I can't recover from this on the instance itself easily, because I have to rescan the cluster from another instance to get the instance metadata updated.
[21 Sep 2022 14:22] Jay Janssen
Just had an instance of what I think is the same bug, with a slightly different error message:

* Clone process has finished: 61.45 GB transferred in 11 min 22 sec (90.11 MB/s)

ESC[1mIncremental state recovery is now in progress.ESC[0m

* Waiting for distributed recovery to finish...
ESC[36mNOTE: ESC[0m'10.170.254.76:3306' is being recovered from '10.170.255.37:3306'
* Distributed recovery has finished

ESC[31mERROR: ESC[0mLost connection to MySQL server during query

doing a cluster rescan and adding the instance recovered the problem.
[23 Sep 2022 14:45] Jay Janssen
Another complaint here -- despite add-instance throwing an error message, the command line integration (i.e., `mysqlsh cluster add-instance ...`) returns 0 and not an error code (1 or higher).  

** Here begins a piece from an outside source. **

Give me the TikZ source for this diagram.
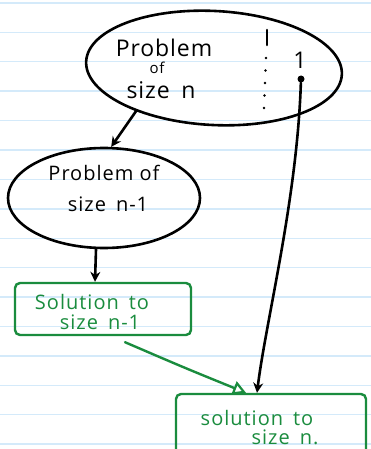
\documentclass[tikz,border=0pt]{standalone}
\usepackage{fontspec}
\setmainfont{Open Sans}
\usetikzlibrary{shapes.geometric,arrows.meta,calc}
\definecolor{ruled}{RGB}{212,234,250}
\definecolor{hgreen}{RGB}{26,140,62}
\begin{document}
\begin{tikzpicture}[x=1pt,y=-1pt,
  pen/.style={line width=2.6pt, black, line cap=round},
  gpen/.style={line width=2.4pt, hgreen, line cap=round},
  blob/.style={ellipse, draw, pen, inner sep=0pt},
  solbox/.style={draw, gpen, rounded corners=5pt, inner sep=0pt},
  bigtxt/.style={font=\fontsize{23}{26}\selectfont\addfontfeature{LetterSpace=4}, inner sep=0pt},
  smalltxt/.style={font=\fontsize{15}{17}\selectfont\addfontfeature{LetterSpace=5}, inner sep=0pt},
  midtxt/.style={font=\fontsize{20}{22}\selectfont\addfontfeature{LetterSpace=5}, inner sep=0pt},
  gtxt/.style={font=\fontsize{20}{22}\selectfont\addfontfeature{LetterSpace=5}, text=hgreen, inner sep=0pt},
  btip/.style={-{Stealth[length=10pt,width=10pt]}},
  gtip/.style={-{Triangle[open,length=13pt,width=14pt,line width=2.2pt]}}]
\useasboundingbox (0,0) rectangle (371,449);
\clip (0,0) rectangle (371,449);
\fill[white] (0,0) rectangle (371,449);
\foreach \k in {0,...,15} \draw[ruled, line width=1.4pt] (0,{3+29.4*\k}) -- (371,{3+29.4*\k});

% big problem
\node[blob, minimum width=256pt, minimum height=114pt, rotate=-3] (big) at (214,68) {};
\node[bigtxt] (p1) at (164,48) {Problem};
\node[smalltxt] (p2) at (157,68) {of};
\node[bigtxt] (p3) at (161,90) {size\enspace n};
\coordinate (d1) at (267,30);
\coordinate (d2) at (267,45);
\coordinate (d3) at (266,58);
\coordinate (d4) at (264,108);
\draw[pen] (d1) -- (d2);
\draw[line width=2.6pt, line cap=round, dash pattern=on 0.1pt off 12.4pt] (d3) -- (d4);
\node[bigtxt] (one) at (300,60) {1};
\node[circle, fill=black, minimum size=7pt, inner sep=0pt] (dot) at (301,79) {};

% small problem
\node[blob, minimum width=192pt, minimum height=100pt] (small) at (104,198) {};
\node[midtxt] (s1) at (104,173) {Problem of};
\node[midtxt] (s2) at (108,204) {size\enspace n-1};

% solution n-1
\node[solbox, minimum width=176pt, minimum height=52pt] (sol1) at (103,309) {};
\node[gtxt] (g1) at (92,302) {Solution\enspace to};
\node[gtxt] (g2) at (100,322) {size\enspace n-1};

% solution n
\node[solbox, minimum width=190pt, minimum height=64pt] (sol2) at (271,426) {};
\node[gtxt] (g3) at (257,418) {solution\enspace to};
\node[gtxt] (g4) at (285,437) {size\enspace n.};

% connectors
\draw[pen, btip] (big.212) -- (small.82);
\draw[pen, btip] ([xshift=-8pt]small.south) -- ([xshift=-8pt]sol1.north);
\draw[pen, btip] (dot) .. controls (297,200) and (266,320) .. ([xshift=-14pt]sol2.north);
\draw[gpen, gtip] ([xshift=22pt,yshift=-6pt]sol1.south) .. controls (185,368) .. ([xshift=-25pt]sol2.north);
\end{tikzpicture}
\end{document}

If any command hits any kind of error/exception, the command line integration (and the equivalent python and js functions) should return proper error codes and/or throw exceptions.
[29 Sep 2022 16:28] MySQL Verification Team
Hi Jay,

Thanks for the report. I'm not reproducing this issue as it looks like it requires some specific load to happen but I'll see what the shell team can do with it.